--- START OF Given data ---

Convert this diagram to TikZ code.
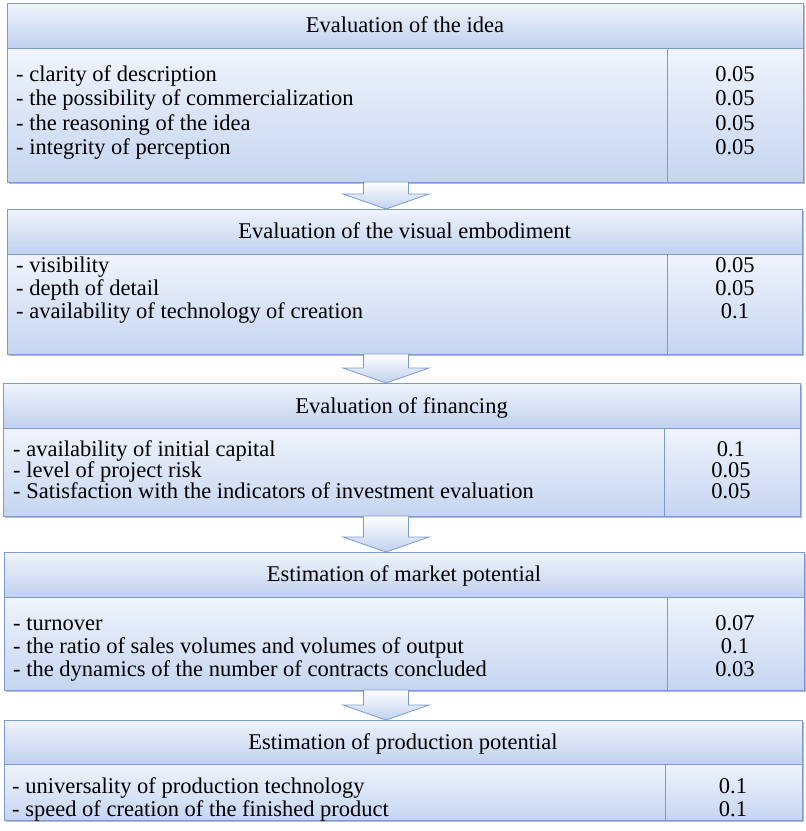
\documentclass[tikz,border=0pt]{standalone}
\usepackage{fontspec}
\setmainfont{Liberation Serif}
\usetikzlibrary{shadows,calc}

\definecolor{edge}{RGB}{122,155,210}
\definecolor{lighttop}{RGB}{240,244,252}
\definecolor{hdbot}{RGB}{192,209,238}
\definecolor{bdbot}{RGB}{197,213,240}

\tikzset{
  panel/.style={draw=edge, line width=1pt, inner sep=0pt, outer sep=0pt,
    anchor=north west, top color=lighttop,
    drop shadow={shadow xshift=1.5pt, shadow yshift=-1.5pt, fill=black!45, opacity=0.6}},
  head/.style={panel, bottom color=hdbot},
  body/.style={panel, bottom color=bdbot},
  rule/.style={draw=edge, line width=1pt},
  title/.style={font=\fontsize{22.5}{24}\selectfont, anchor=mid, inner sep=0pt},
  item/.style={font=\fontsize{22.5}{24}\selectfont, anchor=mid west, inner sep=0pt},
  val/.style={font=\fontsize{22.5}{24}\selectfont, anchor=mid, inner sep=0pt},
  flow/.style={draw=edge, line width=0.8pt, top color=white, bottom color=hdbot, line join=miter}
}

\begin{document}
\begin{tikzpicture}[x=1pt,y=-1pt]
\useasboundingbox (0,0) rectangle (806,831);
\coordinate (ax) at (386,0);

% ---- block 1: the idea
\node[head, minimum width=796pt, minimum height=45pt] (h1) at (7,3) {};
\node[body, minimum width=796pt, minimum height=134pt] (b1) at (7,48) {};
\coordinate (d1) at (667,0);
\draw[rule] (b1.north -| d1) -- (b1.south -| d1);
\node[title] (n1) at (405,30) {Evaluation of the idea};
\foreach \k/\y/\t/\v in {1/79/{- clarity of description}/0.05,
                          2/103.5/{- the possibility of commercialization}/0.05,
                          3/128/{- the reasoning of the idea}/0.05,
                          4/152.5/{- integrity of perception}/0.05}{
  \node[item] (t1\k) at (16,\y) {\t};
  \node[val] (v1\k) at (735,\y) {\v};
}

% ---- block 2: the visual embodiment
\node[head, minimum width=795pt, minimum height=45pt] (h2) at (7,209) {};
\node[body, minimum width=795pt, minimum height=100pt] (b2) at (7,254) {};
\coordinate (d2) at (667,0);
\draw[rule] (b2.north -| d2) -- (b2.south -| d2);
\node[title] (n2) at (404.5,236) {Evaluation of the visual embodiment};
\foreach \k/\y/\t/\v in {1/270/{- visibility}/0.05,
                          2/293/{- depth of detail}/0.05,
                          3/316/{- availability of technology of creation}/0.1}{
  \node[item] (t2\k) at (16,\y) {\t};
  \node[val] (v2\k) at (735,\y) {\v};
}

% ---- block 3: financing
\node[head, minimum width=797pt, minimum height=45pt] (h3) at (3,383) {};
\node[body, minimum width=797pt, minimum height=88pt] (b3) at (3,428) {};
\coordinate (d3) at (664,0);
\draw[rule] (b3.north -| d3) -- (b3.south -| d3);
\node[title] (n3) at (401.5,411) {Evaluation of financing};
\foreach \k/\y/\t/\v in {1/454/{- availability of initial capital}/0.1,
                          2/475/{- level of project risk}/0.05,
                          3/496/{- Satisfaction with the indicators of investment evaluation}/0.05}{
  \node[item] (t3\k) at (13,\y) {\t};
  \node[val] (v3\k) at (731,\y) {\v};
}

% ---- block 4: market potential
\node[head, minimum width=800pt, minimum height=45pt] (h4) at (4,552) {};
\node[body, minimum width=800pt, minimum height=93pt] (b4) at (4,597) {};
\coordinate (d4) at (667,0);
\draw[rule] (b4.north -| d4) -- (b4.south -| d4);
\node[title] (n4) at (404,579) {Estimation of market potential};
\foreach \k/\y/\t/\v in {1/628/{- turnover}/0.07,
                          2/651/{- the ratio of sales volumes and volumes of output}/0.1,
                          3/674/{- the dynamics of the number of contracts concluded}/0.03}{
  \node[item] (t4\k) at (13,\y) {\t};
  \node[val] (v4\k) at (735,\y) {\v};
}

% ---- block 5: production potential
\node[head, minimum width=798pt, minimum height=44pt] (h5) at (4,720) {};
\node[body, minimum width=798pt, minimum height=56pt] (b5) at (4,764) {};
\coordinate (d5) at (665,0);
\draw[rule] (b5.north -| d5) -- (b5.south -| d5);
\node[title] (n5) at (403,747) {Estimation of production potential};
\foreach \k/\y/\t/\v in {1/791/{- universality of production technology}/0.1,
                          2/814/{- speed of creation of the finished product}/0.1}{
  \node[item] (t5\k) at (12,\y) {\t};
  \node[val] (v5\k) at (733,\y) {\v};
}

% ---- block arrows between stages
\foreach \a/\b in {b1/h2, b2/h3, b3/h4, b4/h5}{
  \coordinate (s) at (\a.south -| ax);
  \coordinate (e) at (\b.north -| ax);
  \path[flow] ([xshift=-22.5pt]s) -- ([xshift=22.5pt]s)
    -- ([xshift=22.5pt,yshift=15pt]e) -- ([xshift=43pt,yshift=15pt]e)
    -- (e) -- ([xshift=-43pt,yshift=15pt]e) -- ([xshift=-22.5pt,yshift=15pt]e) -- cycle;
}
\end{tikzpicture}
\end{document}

--- END OF Given data ---

▸ What the task asks
Write out again every line above exactly as given; the pictures do not belong in the copy.

▸ Written response
Convert this diagram to TikZ code.
\documentclass[tikz,border=0pt]{standalone}
\usepackage{fontspec}
\setmainfont{Liberation Serif}
\usetikzlibrary{shadows,calc}

\definecolor{edge}{RGB}{122,155,210}
\definecolor{lighttop}{RGB}{240,244,252}
\definecolor{hdbot}{RGB}{192,209,238}
\definecolor{bdbot}{RGB}{197,213,240}

\tikzset{
  panel/.style={draw=edge, line width=1pt, inner sep=0pt, outer sep=0pt,
    anchor=north west, top color=lighttop,
    drop shadow={shadow xshift=1.5pt, shadow yshift=-1.5pt, fill=black!45, opacity=0.6}},
  head/.style={panel, bottom color=hdbot},
  body/.style={panel, bottom color=bdbot},
  rule/.style={draw=edge, line width=1pt},
  title/.style={font=\fontsize{22.5}{24}\selectfont, anchor=mid, inner sep=0pt},
  item/.style={font=\fontsize{22.5}{24}\selectfont, anchor=mid west, inner sep=0pt},
  val/.style={font=\fontsize{22.5}{24}\selectfont, anchor=mid, inner sep=0pt},
  flow/.style={draw=edge, line width=0.8pt, top color=white, bottom color=hdbot, line join=miter}
}

\begin{document}
\begin{tikzpicture}[x=1pt,y=-1pt]
\useasboundingbox (0,0) rectangle (806,831);
\coordinate (ax) at (386,0);

% ---- block 1: the idea
\node[head, minimum width=796pt, minimum height=45pt] (h1) at (7,3) {};
\node[body, minimum width=796pt, minimum height=134pt] (b1) at (7,48) {};
\coordinate (d1) at (667,0);
\draw[rule] (b1.north -| d1) -- (b1.south -| d1);
\node[title] (n1) at (405,30) {Evaluation of the idea};
\foreach \k/\y/\t/\v in {1/79/{- clarity of description}/0.05,
                          2/103.5/{- the possibility of commercialization}/0.05,
                          3/128/{- the reasoning of the idea}/0.05,
                          4/152.5/{- integrity of perception}/0.05}{
  \node[item] (t1\k) at (16,\y) {\t};
  \node[val] (v1\k) at (735,\y) {\v};
}

% ---- block 2: the visual embodiment
\node[head, minimum width=795pt, minimum height=45pt] (h2) at (7,209) {};
\node[body, minimum width=795pt, minimum height=100pt] (b2) at (7,254) {};
\coordinate (d2) at (667,0);
\draw[rule] (b2.north -| d2) -- (b2.south -| d2);
\node[title] (n2) at (404.5,236) {Evaluation of the visual embodiment};
\foreach \k/\y/\t/\v in {1/270/{- visibility}/0.05,
                          2/293/{- depth of detail}/0.05,
                          3/316/{- availability of technology of creation}/0.1}{
  \node[item] (t2\k) at (16,\y) {\t};
  \node[val] (v2\k) at (735,\y) {\v};
}

% ---- block 3: financing
\node[head, minimum width=797pt, minimum height=45pt] (h3) at (3,383) {};
\node[body, minimum width=797pt, minimum height=88pt] (b3) at (3,428) {};
\coordinate (d3) at (664,0);
\draw[rule] (b3.north -| d3) -- (b3.south -| d3);
\node[title] (n3) at (401.5,411) {Evaluation of financing};
\foreach \k/\y/\t/\v in {1/454/{- availability of initial capital}/0.1,
                          2/475/{- level of project risk}/0.05,
                          3/496/{- Satisfaction with the indicators of investment evaluation}/0.05}{
  \node[item] (t3\k) at (13,\y) {\t};
  \node[val] (v3\k) at (731,\y) {\v};
}

% ---- block 4: market potential
\node[head, minimum width=800pt, minimum height=45pt] (h4) at (4,552) {};
\node[body, minimum width=800pt, minimum height=93pt] (b4) at (4,597) {};
\coordinate (d4) at (667,0);
\draw[rule] (b4.north -| d4) -- (b4.south -| d4);
\node[title] (n4) at (404,579) {Estimation of market potential};
\foreach \k/\y/\t/\v in {1/628/{- turnover}/0.07,
                          2/651/{- the ratio of sales volumes and volumes of output}/0.1,
                          3/674/{- the dynamics of the number of contracts concluded}/0.03}{
  \node[item] (t4\k) at (13,\y) {\t};
  \node[val] (v4\k) at (735,\y) {\v};
}

% ---- block 5: production potential
\node[head, minimum width=798pt, minimum height=44pt] (h5) at (4,720) {};
\node[body, minimum width=798pt, minimum height=56pt] (b5) at (4,764) {};
\coordinate (d5) at (665,0);
\draw[rule] (b5.north -| d5) -- (b5.south -| d5);
\node[title] (n5) at (403,747) {Estimation of production potential};
\foreach \k/\y/\t/\v in {1/791/{- universality of production technology}/0.1,
                          2/814/{- speed of creation of the finished product}/0.1}{
  \node[item] (t5\k) at (12,\y) {\t};
  \node[val] (v5\k) at (733,\y) {\v};
}

% ---- block arrows between stages
\foreach \a/\b in {b1/h2, b2/h3, b3/h4, b4/h5}{
  \coordinate (s) at (\a.south -| ax);
  \coordinate (e) at (\b.north -| ax);
  \path[flow] ([xshift=-22.5pt]s) -- ([xshift=22.5pt]s)
    -- ([xshift=22.5pt,yshift=15pt]e) -- ([xshift=43pt,yshift=15pt]e)
    -- (e) -- ([xshift=-43pt,yshift=15pt]e) -- ([xshift=-22.5pt,yshift=15pt]e) -- cycle;
}
\end{tikzpicture}
\end{document}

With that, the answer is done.